Tuesday, January 8, 2008

Uncruel and Usual Capital Punishment, Part Seven

My last item from the Clark County (Indiana) prosecutor website:


Procedure: Shooting can be carried out by a single executioner who fires from short range at the back of the head or neck as in China. The traditional firing squad is made up of three to six shooters per prisoner who stand or kneel opposite the condemned who is usually tied to a chair or to a stake. Normally the shooters aim at the chest, since this is easier to hit than the head, causing rupture of the heart, great vessels, and lungs so that the condemned person dies of hemorrhage and shock. It is not unusual for the officer in charge to have to give the prisoner a pistol shot to the head to finish them off after the initial volley has failed to kill them.
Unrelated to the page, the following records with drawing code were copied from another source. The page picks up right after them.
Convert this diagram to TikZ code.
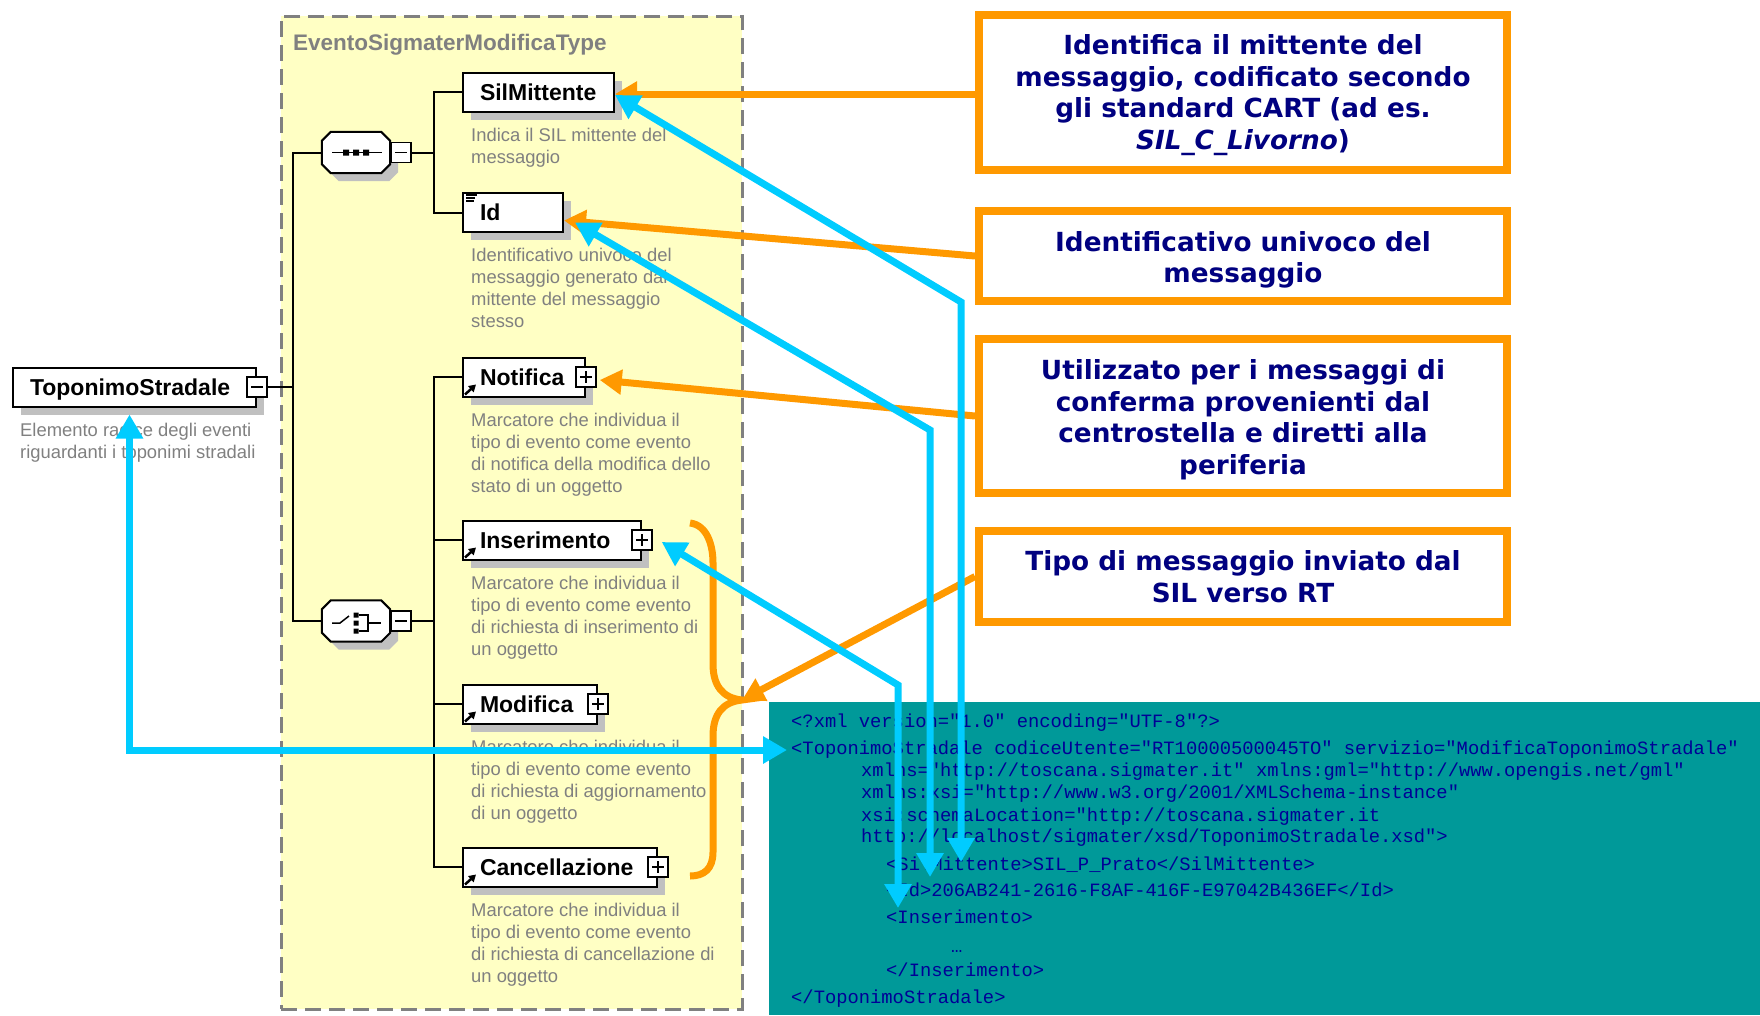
\documentclass[tikz,border=0pt]{standalone}
\usepackage{fontspec}
\setmainfont{Liberation Sans}
\newfontfamily\notefont{DejaVu Sans}
\newfontfamily\xmlfont{Liberation Mono}
\usetikzlibrary{arrows.meta, positioning, shadows}

\definecolor{calloutorange}{RGB}{255,153,0}
\definecolor{linkblue}{RGB}{0,204,255}
\definecolor{notenavy}{RGB}{0,0,128}
\definecolor{xmlnavy}{RGB}{0,0,150}
\definecolor{xmlteal}{RGB}{0,153,153}
\definecolor{typeyellow}{RGB}{255,255,196}
\definecolor{descgray}{RGB}{128,128,128}
\definecolor{shadowgray}{RGB}{192,192,192}

\begin{document}
\begin{tikzpicture}[x=1pt, y=-1pt]

\tikzset{typebox/.style = {draw=descgray, line width=2.5pt, dash pattern=on 16pt off 8pt, fill=typeyellow, anchor=north west, inner sep=0pt, minimum width=461pt, minimum height=993pt}}
\tikzset{typetitle/.style = {anchor=west, inner sep=0pt, text=descgray, font=\bfseries\fontsize{22.5}{27}\selectfont}}
\tikzset{boxshadow/.style = {drop shadow={shadow xshift=8pt, shadow yshift=-8pt, fill=shadowgray, opacity=1}}}
\tikzset{elem/.style = {draw, line width=2pt, fill=white, boxshadow, anchor=west, align=left, inner xsep=17pt, inner ysep=0pt, minimum height=39pt, text height=17pt, text depth=1pt, font=\bfseries\fontsize{23}{27}\selectfont, execute at begin node={\hyphenpenalty=10000\relax}}}
\tikzset{comp/.style = {inner sep=0pt, minimum width=68pt, minimum height=41pt}}
\tikzset{compline/.style = {draw, line width=2pt, fill=white, boxshadow}}
\tikzset{pm/.style = {draw, line width=1.5pt, fill=white, inner sep=0pt, minimum size=20pt}}
\tikzset{plusbox/.style = {pm, path picture={\draw[line width=1.5pt] ([xshift=4pt]path picture bounding box.west) -- ([xshift=-4pt]path picture bounding box.east) ([yshift=-4pt]path picture bounding box.north) -- ([yshift=4pt]path picture bounding box.south);}}}
\tikzset{minusbox/.style = {pm, path picture={\draw[line width=1.5pt] ([xshift=4pt]path picture bounding box.west) -- ([xshift=-4pt]path picture bounding box.east);}}}
\tikzset{tree/.style = {line width=2pt}}
\tikzset{refarrow/.style = {line width=2.5pt, -{Triangle[length=7pt,width=8pt]}}}
\tikzset{desc/.style = {inner sep=0pt, align=left, text=descgray, font=\fontsize{18.4}{22}\selectfont, execute at begin node=\strut}}
\tikzset{note/.style = {draw=calloutorange, line width=8pt, fill=white, minimum width=528pt}}
\tikzset{notetext/.style = {align=center, text=notenavy, font=\notefont\bfseries\fontsize{26.3}{31.7}\selectfont}}
\tikzset{xmlbox/.style = {fill=xmlteal, anchor=north west, inner sep=0pt, minimum width=991pt, minimum height=313pt}}
\tikzset{xml/.style = {anchor=west, inner xsep=4pt, inner ysep=0pt, text=xmlnavy, font=\xmlfont\fontsize{18.8}{22}\selectfont, execute at begin node=\strut}}
\tikzset{bracepath/.style = {draw=calloutorange, line width=7pt}}
\tikzset{callout/.style = {draw=calloutorange, line width=7pt, >={Triangle[length=22pt,width=24pt]}, ->}}
\tikzset{link/.style = {draw=linkblue, line width=7pt, >={Triangle[length=24pt,width=26pt]}, <->}}

\useasboundingbox (0,0) rectangle (1760,1015);

%type box
\node[typebox] (type) at (280,15) {};
\node[typetitle] (type-title) at (293,45) {EventoSigmaterModificaType};

%elements
\node[elem, text width=209pt] (topo) at (12,387) {ToponimoStradale};
\node[minusbox] (topo-pm) at (topo.east) {};
\node[comp] (seq) at (356,152.5) {};
\draw[compline] ([xshift=9pt]seq.north west) -- ([xshift=-9pt]seq.north east) -- ([yshift=-9pt]seq.north east) -- ([yshift=9pt]seq.south east) -- ([xshift=-9pt]seq.south east) -- ([xshift=9pt]seq.south west) -- ([yshift=9pt]seq.south west) -- ([yshift=-9pt]seq.north west) -- cycle;
\node[minusbox, anchor=west] (seq-pm) at (seq.east) {};
\node[comp] (choice) at (356,621) {};
\draw[compline] ([xshift=9pt]choice.north west) -- ([xshift=-9pt]choice.north east) -- ([yshift=-9pt]choice.north east) -- ([yshift=9pt]choice.south east) -- ([xshift=-9pt]choice.south east) -- ([xshift=9pt]choice.south west) -- ([yshift=9pt]choice.south west) -- ([yshift=-9pt]choice.north west) -- cycle;
\node[minusbox, anchor=west] (choice-pm) at (choice.east) {};
\node[elem, text width=117pt] (sil) at (462,92) {SilMittente};
\node[elem, text width=66pt] (id) at (462,212.5) {Id};
\node[elem, text width=88pt] (not) at (462,377) {Notifica};
\node[plusbox] (not-pm) at (not.east) {};
\node[elem, text width=144pt] (ins) at (462,540) {Inserimento};
\node[plusbox] (ins-pm) at (ins.east) {};
\node[elem, text width=100pt] (mod) at (462,704) {Modifica};
\node[plusbox] (mod-pm) at (mod.east) {};
\node[elem, text width=160pt] (canc) at (462,867) {Cancellazione};
\node[plusbox] (canc-pm) at (canc.east) {};

%tree
\coordinate (root-bus) at (293,387);
\draw[tree] (topo-pm.east) -- (root-bus);
\draw[tree] (seq.west) -| (root-bus |- choice.west) -- (choice.west);
\coordinate (seq-bus) at ([xshift=22pt]seq-pm.east);
\draw[tree] (seq-pm.east) -- (seq-bus);
\draw[tree] (sil.west) -| (seq-bus) |- (id.west);
\coordinate (choice-bus) at ([xshift=22pt]choice-pm.east);
\draw[tree] (choice-pm.east) -- (choice-bus);
\draw[tree] (not.west) -| (choice-bus) |- (canc.west);
\draw[tree] (ins.west) -- (ins.west -| choice-bus);
\draw[tree] (mod.west) -- (mod.west -| choice-bus);

%icons
\begin{scope}[shift={(seq.center)}, line width=1.5pt]
\draw (-24,0) -- (26,0);
\fill (-13,-3) rectangle (-7,3) (-3,-3) rectangle (3,3) (7,-3) rectangle (13,3);
\end{scope}
\begin{scope}[shift={(choice.center)}, line width=1.5pt]
\draw (-24,2) -- (-16,2) -- (-7,-5);
\fill (-2.5,-8.5) rectangle (2.5,-3.5) (-2.5,-0.5) rectangle (2.5,4.5) (-2.5,7.5) rectangle (2.5,12.5);
\draw (2.5,-6) -- (12,-6) -- (12,10) -- (2.5,10) (12,2) -- (25,2);
\end{scope}
\draw[line width=1.2pt] ([shift={(4,3)}]id.north west) -- ++(11,0) ([shift={(4,6)}]id.north west) -- ++(9,0) ([shift={(4,9)}]id.north west) -- ++(8,0);
\draw[refarrow] ([shift={(3,-3)}]not.south west) -- ++(11,-10);
\draw[refarrow] ([shift={(3,-3)}]ins.south west) -- ++(11,-10);
\draw[refarrow] ([shift={(3,-3)}]mod.south west) -- ++(11,-10);
\draw[refarrow] ([shift={(3,-3)}]canc.south west) -- ++(11,-10);

%descriptions
\node[desc, below right=15pt and 8pt of topo.south west] (topo-desc) {Elemento radice degli eventi\\riguardanti i toponimi stradali};
\node[desc, below right=15pt and 9pt of sil.south west] (sil-desc) {Indica il SIL mittente del\\messaggio};
\node[desc, below right=15pt and 9pt of id.south west] (id-desc) {Identificativo univoco del\\messaggio generato dal\\mittente del messaggio\\stesso};
\node[desc, below right=15pt and 9pt of not.south west] (not-desc) {Marcatore che individua il\\tipo di evento come evento\\di notifica della modifica dello\\stato di un oggetto};
\node[desc, below right=15pt and 9pt of ins.south west] (ins-desc) {Marcatore che individua il\\tipo di evento come evento\\di richiesta di inserimento di\\un oggetto};
\node[desc, below right=15pt and 9pt of mod.south west] (mod-desc) {Marcatore che individua il\\tipo di evento come evento\\di richiesta di aggiornamento\\di un oggetto};
\node[desc, below right=15pt and 9pt of canc.south west] (canc-desc) {Marcatore che individua il\\tipo di evento come evento\\di richiesta di cancellazione di\\un oggetto};

%xml
\node[xmlbox] (xml-box) at (769,702) {};
\node[xml] (xml-head) at (787,723) {<?xml version="1.0" encoding="UTF-8"?>};
\node[xml] (xml-root) at (787,750) {<ToponimoStradale codiceUtente="RT10000500045TO" servizio="ModificaToponimoStradale"};
\node[xml] (xml-ns) at (857,772) {xmlns="http://toscana.sigmater.it" xmlns:gml="http://www.opengis.net/gml"};
\node[xml] (xml-xsi) at (857,794) {xmlns:xsi="http://www.w3.org/2001/XMLSchema-instance"};
\node[xml] (xml-loc) at (857,817) {xsi:schemaLocation="http://toscana.sigmater.it};
\node[xml] (xml-xsd) at (857,838) {http://localhost/sigmater/xsd/ToponimoStradale.xsd">};
\node[xml] (xml-sil) at (882,866) {<SilMittente>SIL\_P\_Prato</SilMittente>};
\node[xml] (xml-id) at (882,892) {<Id>206AB241-2616-F8AF-416F-E97042B436EF</Id>};
\node[xml] (xml-ins) at (882,919) {<Inserimento>};
\node[xml] (xml-dots) at (947,948) {…};
\node[xml] (xml-insend) at (882,972) {</Inserimento>};
\node[xml] (xml-end) at (787,999) {</ToponimoStradale>};

%notes
\node[note, minimum height=155pt, label={[notetext, yshift=-3.2pt]center:{Identifica il mittente del\\messaggio, codificato secondo\\gli standard CART (ad es.\\\textit{SIL\_C\_Livorno})}}] (note-sil) at (1243,92) {};
\node[note, minimum height=90pt, label={[notetext, yshift=-3.8pt]center:{Identificativo univoco del\\messaggio}}] (note-id) at (1243,256) {};
\node[note, minimum height=154pt, label={[notetext, yshift=-3.8pt]center:{Utilizzato per i messaggi di\\conferma provenienti dal\\centrostella e diretti alla\\periferia}}] (note-not) at (1243,416) {};
\node[note, minimum height=91pt, label={[notetext, yshift=-0.4pt]center:{Tipo di messaggio inviato dal\\SIL verso RT}}] (note-msg) at (1243,576.5) {};

%orange callouts
\coordinate (brace-tip) at (742,700);
\draw[bracepath] (690,523) .. controls (707,525) and (713,545) .. (713,563) -- (713,664) .. controls (713,685) and (722,698) .. (brace-tip) .. controls (722,702) and (713,715) .. (713,736) -- (713,852) .. controls (713,869) and (704,876) .. (690,876);
\draw[callout] ([yshift=-2pt]note-sil.west) -- ([yshift=-2pt]sil.east);
\draw[callout] (note-id.west) -- ([yshift=-8pt]id.east);
\draw[callout] (note-not.west) -- ([xshift=3pt,yshift=-3pt]not-pm.east);
\draw[callout] (note-msg.west) -- (brace-tip);

%blue links
\draw[link] ([xshift=-5pt,yshift=-7pt]topo.south) |- (xml-root.west);
\coordinate (sil-bend) at (961,302);
\coordinate (sil-end) at (961,862);
\draw[link] ([yshift=-3pt]sil.east) -- (sil-bend) -- (sil-end);
\coordinate (id-bend) at (930,430);
\coordinate (id-end) at (930,877);
\draw[link] ([xshift=11pt,yshift=-10pt]id.east) -- (id-bend) -- (id-end);
\coordinate (ins-bend) at (898,685);
\coordinate (ins-end) at (898,908);
\draw[link] ([xshift=9pt,yshift=-2pt]ins-pm.east) -- (ins-bend) -- (ins-end);

\end{tikzpicture}
\end{document}
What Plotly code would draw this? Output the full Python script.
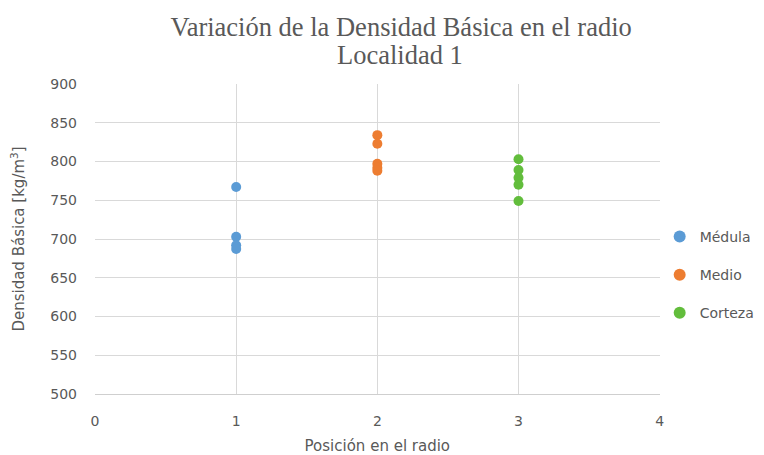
import plotly.graph_objects as go

series_names = ["Médula", "Medio", "Corteza"]
positions = [1, 2, 3]
medula = [767, 703, 692, 687]
medio = [834, 823, 797, 792, 788]
corteza = [803, 789, 779, 770, 749]
colors = ["#5B9BD5", "#ED7D31", "#62BD3C"]
x_ticks = [0, 1, 2, 3, 4]
y_ticks = [500, 550, 600, 650, 700, 750, 800, 850, 900]
title_text = "Variación de la Densidad Básica en el radio"
subtitle_text = "Localidad 1"

values = [medula, medio, corteza]

fig = go.Figure()
for name, pos, vals, col in zip(series_names, positions, values, colors):
    fig.add_trace(go.Scatter(
        x=[pos] * len(vals), y=vals, mode="markers", name=name,
        legendgroup=name,
        marker=dict(size=10, color=col),
    ))

grey = "#595959"
sans = "DejaVu Sans"
serif = "Liberation Serif"
fig.update_layout(
    width=756, height=447,
    margin=dict(l=87, r=103, t=76, b=61),
    paper_bgcolor="white", plot_bgcolor="white",
    title=dict(
        text=title_text,
        font=dict(family=serif, size=26.5, color=grey),
        xref="container", yref="container",
        x=0.52, xanchor="center", y=0.9575, yanchor="middle",
    ),
    annotations=[dict(
        text=subtitle_text, xref="paper", yref="paper",
        x=0.5406, y=1.0935, xanchor="center", yanchor="middle",
        showarrow=False, font=dict(family=serif, size=26.5, color=grey),
    )],
    font=dict(family=sans, size=14, color=grey),
    xaxis=dict(
        range=[0, 4], tickvals=x_ticks, showgrid=True, gridcolor="#D9D9D9",
        zeroline=False, showline=True, linecolor="#CFCFCF",
        ticks="", ticklabelstandoff=14, automargin=False,
        title=dict(text="Posición en el radio", font=dict(family=sans, size=15, color=grey), standoff=23),
        tickfont=dict(family=sans, size=14, color=grey),
    ),
    yaxis=dict(
        range=[500, 900], tickvals=y_ticks, showgrid=True, gridcolor="#D9D9D9",
        zeroline=False, showline=False, ticks="", ticklabelstandoff=17, automargin=False,
        title=dict(text="Densidad Básica [kg/m<sup>3</sup>]", font=dict(family=sans, size=15, color=grey), standoff=24),
        tickfont=dict(family=sans, size=14, color=grey),
    ),
    legend=dict(
        xref="container", yref="container",
        x=0.862, xanchor="left", y=0.403, yanchor="middle",
        font=dict(family=sans, size=14, color=grey), itemsizing="constant",
        tracegroupgap=17,
    ),
    showlegend=True,
)

fig.write_html("out.html")
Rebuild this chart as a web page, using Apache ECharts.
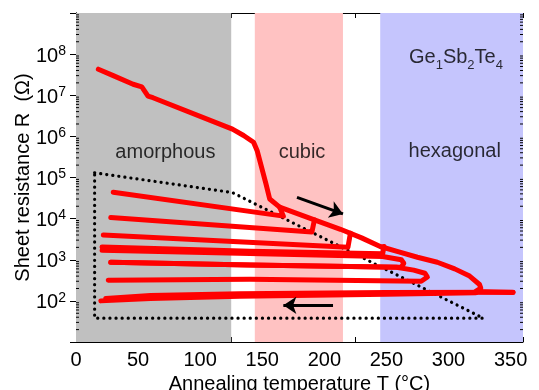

The Utah statute authorizing execution by firing squad only provides: "If the judgment of death is to be carried out by shooting, the executive director of the department or his designee shall select a five-person firing squad of peace officers." At the appropriate time, the condemned offender is led to the execution area or chamber, which is used for both lethal injection and firing squad executions. The offender is placed in a specially designed chair which has a pan beneath it to catch and conceal blood and other fluids. Restraints are applied to the offender's arms, legs, chest and head. A head restraint is applied loosely around the offender's neck to hold his neck and head in an upright position. The offender is dressed in a dark blue outfit with a white cloth circle attached by Velcro to the area over the offender's heart. Behind the offender are sandbags to absorb the volley and prevent ricochets. Approximately 20 feet directly in front of the offender is a wall. This wall has firing ports for each member of the firing squad. The weapons used are 30_30 caliber rifles. No special ammunition is used. Following the offender's statement, a hood is placed over the offender's head. The warden leaves the room. The firing squad members stand in the firing position. They support their rifles on the platform rests. With their rifle barrels in the firing ports, the team members sight through open sights on the white cloth circle on the offender's chest. On the command to fire, the squad fires simultaneously. One squad member has a blank charge in his weapon but no member knows which member is designated to receive this blank charge. (See Utah Execution Procedures).

History: In recent history only two inmates have been executed by firing squad, both in Utah: Gary Gilmore (1977) and John Albert Taylor (1996). While the method was popular with the military in times of war, there has been one such execution since the Civil War: Private Eddie Slovak in WWII.

Current Application: Only 3 states, Idaho, Oklahoma, and Utah, currently authorize shooting as a method of execution, all as an alternative to lethal injection, depending upon the choice of the inmate, whether injection is “impractical, or the possibility of lethal injection being held unconstitutional. As of July 1, 2006, 2 of 1,029 (0.2%) executions performed since 1976 have been by firing squad.